▸ **Requirements**:
Retype, please, the listing from its opening line through the line that contains "As of 4/2/2026</text>", both included, without the pictures.

▸ **Source material**:
—————

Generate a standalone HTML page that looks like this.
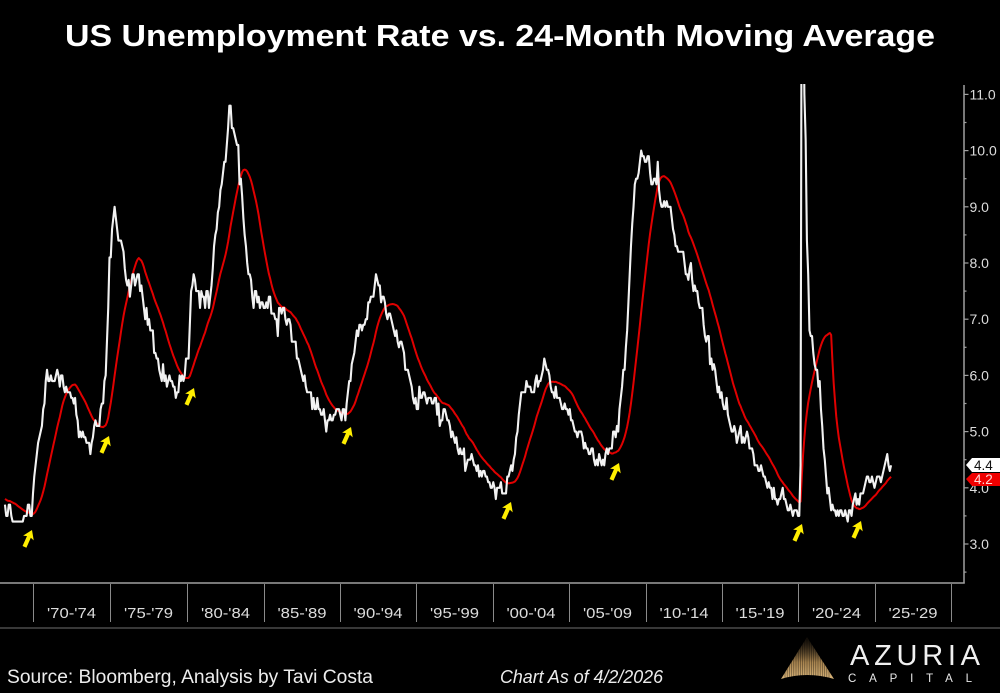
<!DOCTYPE html>
<html>
<head>
<meta charset="utf-8">
<style>
  html,body{margin:0;padding:0;background:#000;}
  body{width:1000px;height:693px;overflow:hidden;}
  svg{display:block;}
  text{font-family:"Liberation Sans",sans-serif;}
</style>
</head>
<body>
<svg id="c" width="1000" height="693" viewBox="0 0 1000 693" xmlns="http://www.w3.org/2000/svg">
  <defs>
    <clipPath id="plot"><rect x="0" y="84" width="964" height="499"/></clipPath>
    <linearGradient id="gold" x1="0" y1="0" x2="0" y2="1">
      <stop offset="0" stop-color="#2a2014" stop-opacity="0.3"/>
      <stop offset="0.6" stop-color="#a8844f"/>
      <stop offset="1" stop-color="#d8b47a"/>
    </linearGradient>
  </defs>
  <rect width="1000" height="693" fill="#000"/>

  <text x="65" y="46" font-size="31" font-weight="bold" fill="#ffffff" textLength="870" lengthAdjust="spacingAndGlyphs">US Unemployment Rate vs. 24-Month Moving Average</text>

  <g clip-path="url(#plot)">
    <path id="ma" d="" fill="none" stroke="#e00000" stroke-width="2" stroke-linejoin="round"/>
    <path id="ur" d="" fill="none" stroke="#f2f2f2" stroke-width="2.1" stroke-linejoin="round"/>
  </g>

  <line x1="964" y1="85" x2="964" y2="583.5" stroke="#a0a0a0" stroke-width="1.5"/>
  <line x1="0" y1="583" x2="964.7" y2="583" stroke="#a0a0a0" stroke-width="1.5"/>
  <g id="yticks" stroke="#a0a0a0" stroke-width="1.2"></g>
  <g id="ylabels" font-size="14" fill="#dcdcdc"></g>

  <line x1="0" y1="628" x2="1000" y2="628" stroke="#4a4a4a" stroke-width="1.5"/>
  <g id="xsep" stroke="#8a8a8a" stroke-width="1"></g>
  <g id="xlabels" font-size="15" fill="#dcdcdc"></g>

  <g id="arrows" fill="#ffee00"></g>

  <polygon points="966,465 972,458 1000,458 1000,472 972,472" fill="#ffffff"/>
  <text x="974" y="470" font-size="13.5" fill="#111">4.4</text>
  <polygon points="966,479 972,473 1000,473 1000,486 972,486" fill="#f00000"/>
  <text x="974" y="484" font-size="13.5" fill="#ffd6d6">4.2</text>

  <text x="7" y="683" font-size="19" fill="#ececec" textLength="366" lengthAdjust="spacingAndGlyphs">Source: Bloomberg, Analysis by Tavi Costa</text>
  <text x="500" y="683" font-size="18" font-style="italic" fill="#ececec" textLength="163" lengthAdjust="spacingAndGlyphs">Chart As of 4/2/2026</text>

  <path d="M807,637 L781,679 Q807,671 834,679 Z" fill="url(#gold)"/>
  <g id="logolines" stroke="#000" stroke-width="0.6" opacity="0.55"></g>
  <text x="850" y="665" font-family="Liberation Serif, serif" font-size="29" fill="#f0f0f0" textLength="130" lengthAdjust="spacing">AZURIA</text>
  <text x="848" y="682" font-size="11.5" fill="#e8e8e8" textLength="124" lengthAdjust="spacing">CAPITAL</text>
</svg>

<script>
(function(){
var yrs = [
[4.0,3.8,3.8,3.8,3.9,3.8,3.8,3.8,3.7,3.7,3.6,3.8],
[3.9,3.8,3.8,3.8,3.8,3.9,3.8,3.8,3.8,4.0,3.9,3.8],
[3.7,3.8,3.7,3.5,3.5,3.7,3.7,3.5,3.4,3.4,3.4,3.4],
[3.4,3.4,3.4,3.4,3.4,3.5,3.5,3.5,3.7,3.7,3.5,3.5],
[3.9,4.2,4.4,4.6,4.8,4.9,5.0,5.1,5.4,5.5,5.9,6.1],
[5.9,5.9,6.0,5.9,5.9,5.9,6.0,6.1,6.0,5.8,6.0,6.0],
[5.8,5.7,5.8,5.7,5.7,5.7,5.6,5.6,5.5,5.6,5.3,5.2],
[4.9,5.0,4.9,5.0,4.9,4.9,4.8,4.8,4.8,4.6,4.8,4.9],
[5.1,5.2,5.1,5.1,5.1,5.4,5.5,5.5,5.9,6.0,6.6,7.2],
[8.1,8.1,8.6,8.8,9.0,8.8,8.6,8.4,8.4,8.4,8.3,8.2],
[7.9,7.7,7.6,7.7,7.4,7.6,7.8,7.8,7.6,7.7,7.8,7.8],
[7.5,7.6,7.4,7.2,7.0,7.2,6.9,7.0,6.8,6.8,6.8,6.4],
[6.4,6.3,6.3,6.1,6.0,5.9,6.2,5.9,6.0,5.8,5.9,6.0],
[5.9,5.9,5.8,5.8,5.6,5.7,5.7,6.0,5.9,6.0,5.9,6.0],
[6.3,6.3,6.3,6.9,7.5,7.6,7.8,7.7,7.5,7.5,7.5,7.2],
[7.5,7.4,7.4,7.2,7.5,7.5,7.2,7.4,7.6,7.9,8.3,8.5],
[8.6,8.9,9.0,9.3,9.4,9.6,9.8,9.8,10.1,10.4,10.8,10.8],
[10.4,10.4,10.3,10.2,10.1,10.1,9.4,9.5,9.2,8.8,8.5,8.3],
[8.0,7.8,7.8,7.7,7.4,7.2,7.5,7.5,7.3,7.4,7.2,7.3],
[7.3,7.2,7.2,7.3,7.2,7.4,7.4,7.1,7.1,7.1,7.0,7.0],
[6.7,7.2,7.2,7.1,7.2,7.2,7.0,6.9,7.0,7.0,6.9,6.6],
[6.6,6.6,6.6,6.3,6.3,6.2,6.1,6.0,5.9,6.0,5.8,5.7],
[5.7,5.7,5.7,5.4,5.6,5.4,5.4,5.6,5.4,5.4,5.3,5.3],
[5.4,5.2,5.0,5.2,5.2,5.3,5.2,5.2,5.3,5.3,5.4,5.4],
[5.4,5.3,5.2,5.4,5.4,5.2,5.5,5.7,5.9,5.9,6.2,6.3],
[6.4,6.6,6.8,6.7,6.9,6.9,6.8,6.9,6.9,7.0,7.0,7.3],
[7.3,7.4,7.4,7.4,7.6,7.8,7.7,7.6,7.6,7.3,7.4,7.4],
[7.3,7.1,7.0,7.1,7.1,7.0,6.9,6.8,6.7,6.8,6.6,6.5],
[6.6,6.6,6.5,6.4,6.1,6.1,6.1,6.0,5.9,5.8,5.6,5.5],
[5.6,5.4,5.4,5.8,5.6,5.6,5.7,5.7,5.6,5.5,5.6,5.6],
[5.6,5.5,5.5,5.6,5.6,5.3,5.5,5.1,5.2,5.2,5.4,5.4],
[5.3,5.2,5.2,5.1,4.9,5.0,4.9,4.8,4.9,4.7,4.6,4.7],
[4.6,4.6,4.7,4.3,4.4,4.5,4.5,4.5,4.6,4.5,4.4,4.4],
[4.3,4.4,4.2,4.3,4.2,4.3,4.3,4.2,4.2,4.1,4.1,4.0],
[4.0,4.1,4.0,3.8,4.0,4.0,4.0,4.1,3.9,3.9,3.9,3.9],
[4.2,4.2,4.3,4.4,4.3,4.5,4.6,4.9,5.0,5.3,5.5,5.7],
[5.7,5.7,5.7,5.9,5.8,5.8,5.8,5.7,5.7,5.7,5.9,6.0],
[5.8,5.9,5.9,6.0,6.1,6.3,6.2,6.1,6.1,6.0,5.8,5.7],
[5.7,5.6,5.8,5.6,5.6,5.6,5.5,5.4,5.4,5.5,5.4,5.4],
[5.3,5.4,5.2,5.2,5.1,5.0,5.0,4.9,5.0,5.0,5.0,4.9],
[4.7,4.8,4.7,4.7,4.6,4.6,4.7,4.7,4.5,4.4,4.5,4.4],
[4.6,4.5,4.4,4.5,4.4,4.6,4.7,4.6,4.7,4.7,4.7,5.0],
[5.0,4.9,5.1,5.0,5.4,5.6,5.8,6.1,6.1,6.5,6.8,7.3],
[7.8,8.3,8.7,9.0,9.4,9.5,9.5,9.6,9.8,10.0,9.9,9.9],
[9.8,9.8,9.9,9.9,9.6,9.4,9.4,9.5,9.5,9.4,9.8,9.3],
[9.1,9.0,9.0,9.1,9.0,9.1,9.0,9.0,9.0,8.8,8.6,8.5],
[8.3,8.3,8.2,8.2,8.2,8.2,8.2,8.0,7.8,7.8,7.7,7.9],
[8.0,7.7,7.5,7.6,7.5,7.5,7.3,7.2,7.2,7.2,6.9,6.7],
[6.6,6.7,6.7,6.2,6.3,6.1,6.2,6.1,5.9,5.7,5.8,5.6],
[5.7,5.5,5.4,5.4,5.6,5.3,5.2,5.1,5.0,5.0,5.1,5.0],
[4.8,4.9,5.0,5.1,4.8,4.9,4.8,4.9,5.0,4.9,4.7,4.7],
[4.7,4.6,4.4,4.4,4.4,4.3,4.3,4.4,4.3,4.2,4.2,4.1],
[4.0,4.1,4.0,4.0,3.8,4.0,3.8,3.8,3.7,3.8,3.8,3.9],
[4.0,3.8,3.8,3.7,3.6,3.6,3.7,3.6,3.5,3.6,3.6,3.6],
[3.5,3.5,4.4,14.8,13.2,11.0,10.2,8.4,7.8,6.8,6.7,6.7],
[6.4,6.2,6.1,6.1,5.8,5.9,5.4,5.1,4.7,4.5,4.2,3.9],
[4.0,3.8,3.6,3.7,3.6,3.6,3.5,3.6,3.5,3.6,3.6,3.5],
[3.5,3.6,3.5,3.4,3.6,3.6,3.5,3.7,3.8,3.9,3.7,3.8],
[3.7,3.9,3.9,3.9,4.0,4.1,4.2,4.2,4.1,4.1,4.2,4.1],
[4.0,4.1,4.2,4.2,4.2,4.1,4.2,4.3,4.4,4.5,4.6,4.4],
[4.3,4.4]
];
var d=[]; yrs.forEach(function(a){a.forEach(function(v){d.push(v);});});
function X(t){return 33+(t-1970)*15.3;}
function Y(v){return 544-(v-3)*56.2;}
var start=26;
var p1="",p2="";
for(var i=start;i<d.length;i++){
  var t=1966+i/12;
  var x=X(t).toFixed(2);
  var s=0; for(var k=i-23;k<=i;k++) s+=d[k];
  var ma=s/24;
  p1+=(i==start?"M":"L")+x+","+Y(d[i]).toFixed(2);
  p2+=(i==start?"M":"L")+x+","+Y(ma).toFixed(2);
}
document.getElementById("ur").setAttribute("d",p1);
document.getElementById("ma").setAttribute("d",p2);

var NS="http://www.w3.org/2000/svg";
function el(n,attrs,parent,txt){var e=document.createElementNS(NS,n);for(var a in attrs)e.setAttribute(a,attrs[a]);if(txt!==undefined)e.textContent=txt;parent.appendChild(e);return e;}

var yt=document.getElementById("yticks"), yl=document.getElementById("ylabels");
for(var v=2.5;v<=11.01;v+=0.5){
  var y=Y(v);
  var major=Math.abs(v-Math.round(v))<0.01;
  el("line",{x1:964,y1:y,x2:major?968.5:966.5,y2:y},yt);
  if(major && v>=3){
    el("text",{x:969.5,y:(y+5).toFixed(1)},yl,v.toFixed(1));
  }
}

var seps=[33,110,187,264,340,416,493,569,646,722,798,875,951];
var labs=["'70-'74","'75-'79","'80-'84","'85-'89","'90-'94","'95-'99","'00-'04","'05-'09","'10-'14","'15-'19","'20-'24","'25-'29"];
var xs=document.getElementById("xsep"), xl=document.getElementById("xlabels");
seps.forEach(function(x){el("line",{x1:x+0.5,y1:584,x2:x+0.5,y2:622},xs);});
for(var j=0;j<labs.length;j++){
  var cx=(seps[j]+seps[j+1])/2;
  el("text",{x:(cx-24.5).toFixed(1),y:618,textLength:49,lengthAdjust:"spacingAndGlyphs"},xl,labs[j]);
}

var arrows=[[32,530],[109,436],[194,388],[351,427],[511,502],[619,463],[802,524],[861,521]];
var ag=document.getElementById("arrows");
arrows.forEach(function(a){
  el("polygon",{points:"0,0 5.8,8.8 2.1,7.6 2.1,18.5 -2.1,18.5 -2.1,7.6 -5.8,8.8",transform:"translate("+a[0]+","+a[1]+") rotate(24)"},ag);
});

var ll=document.getElementById("logolines");
for(var x=785;x<=831;x+=2.2){el("line",{x1:x,y1:639,x2:x,y2:680},ll);}
})();
</script>
</body>
</html>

—————

▸ **Final result**:
Generate a standalone HTML page that looks like this.
<!DOCTYPE html>
<html>
<head>
<meta charset="utf-8">
<style>
  html,body{margin:0;padding:0;background:#000;}
  body{width:1000px;height:693px;overflow:hidden;}
  svg{display:block;}
  text{font-family:"Liberation Sans",sans-serif;}
</style>
</head>
<body>
<svg id="c" width="1000" height="693" viewBox="0 0 1000 693" xmlns="http://www.w3.org/2000/svg">
  <defs>
    <clipPath id="plot"><rect x="0" y="84" width="964" height="499"/></clipPath>
    <linearGradient id="gold" x1="0" y1="0" x2="0" y2="1">
      <stop offset="0" stop-color="#2a2014" stop-opacity="0.3"/>
      <stop offset="0.6" stop-color="#a8844f"/>
      <stop offset="1" stop-color="#d8b47a"/>
    </linearGradient>
  </defs>
  <rect width="1000" height="693" fill="#000"/>

  <text x="65" y="46" font-size="31" font-weight="bold" fill="#ffffff" textLength="870" lengthAdjust="spacingAndGlyphs">US Unemployment Rate vs. 24-Month Moving Average</text>

  <g clip-path="url(#plot)">
    <path id="ma" d="" fill="none" stroke="#e00000" stroke-width="2" stroke-linejoin="round"/>
    <path id="ur" d="" fill="none" stroke="#f2f2f2" stroke-width="2.1" stroke-linejoin="round"/>
  </g>

  <line x1="964" y1="85" x2="964" y2="583.5" stroke="#a0a0a0" stroke-width="1.5"/>
  <line x1="0" y1="583" x2="964.7" y2="583" stroke="#a0a0a0" stroke-width="1.5"/>
  <g id="yticks" stroke="#a0a0a0" stroke-width="1.2"></g>
  <g id="ylabels" font-size="14" fill="#dcdcdc"></g>

  <line x1="0" y1="628" x2="1000" y2="628" stroke="#4a4a4a" stroke-width="1.5"/>
  <g id="xsep" stroke="#8a8a8a" stroke-width="1"></g>
  <g id="xlabels" font-size="15" fill="#dcdcdc"></g>

  <g id="arrows" fill="#ffee00"></g>

  <polygon points="966,465 972,458 1000,458 1000,472 972,472" fill="#ffffff"/>
  <text x="974" y="470" font-size="13.5" fill="#111">4.4</text>
  <polygon points="966,479 972,473 1000,473 1000,486 972,486" fill="#f00000"/>
  <text x="974" y="484" font-size="13.5" fill="#ffd6d6">4.2</text>

  <text x="7" y="683" font-size="19" fill="#ececec" textLength="366" lengthAdjust="spacingAndGlyphs">Source: Bloomberg, Analysis by Tavi Costa</text>
  <text x="500" y="683" font-size="18" font-style="italic" fill="#ececec" textLength="163" lengthAdjust="spacingAndGlyphs">Chart As of 4/2/2026</text>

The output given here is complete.